Howie rails against the idea of talking to Jason, but Becca, as usual doing what she wants (getting rid of Danny’s clothes, putting the house up for sale), decides to meet the young man who accidentally took her boy’s life. Schofield’s thoughtful direction and excellent performances by Walker and Brown bring utter heartbreak to this moment. Brown’s Jason is soft-spoken and sensitive as he alternates between telling Becca stories of the fun he had at his graduation party and pathetically confessing that maybe he was going a mile or two over the speed limit the day he hit Danny. Jason has his whole life ahead of him, but he’s haunted and scarred and in need of the kind of absolution that even Becca’s forgiveness can’t give him.
For her part, Becca does walk away from their meeting with a small iota of ease — a feeling that perhaps like the parallel universes Jason has written about, she is somewhere else having a good time. It’s a small comfort to cling to, but that’s Lindsay-Abaire’s point in all of this. You may crawl out from under grief, but you sure as hell better be prepared to carry it around with you forever.
Thanks to a fairly gutless conclusion that seems to abandon the couple’s loggerheads for a state of vague, one-day-at-a-time platitude, Lindsay-Abaire allows the pent-up conflict to peter out in rather a disappointing fashion. We may have accepted that this play is tone far more than arc, but after two acts of bathing in muffled and stagnant grief and discordant coping, we yearn for some change in the atmosphere.

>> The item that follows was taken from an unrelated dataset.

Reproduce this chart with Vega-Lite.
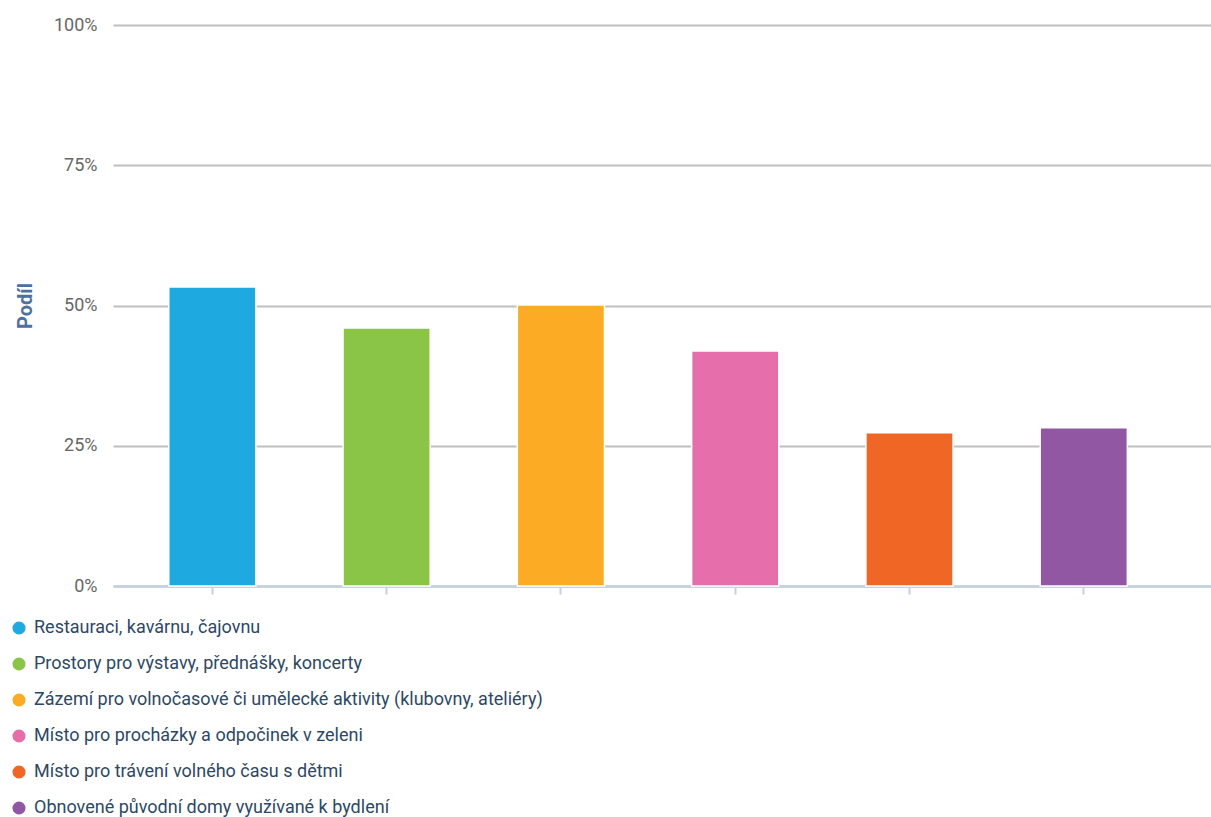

We also yearn for a Howie that we can empathize with. Despite the splendid performances by the rest of the cast, Moonen’s inability to delve into the grief or relate to the other actors takes away the stakes in the show. Our pain is not for him. Our concern about his marriage is absent. Without these believable conflicts, we lose the incentive to fully engage and find ourselves wishing for our own rabbit hole into an alternative universe where everything could come together in a more satisfying fashion.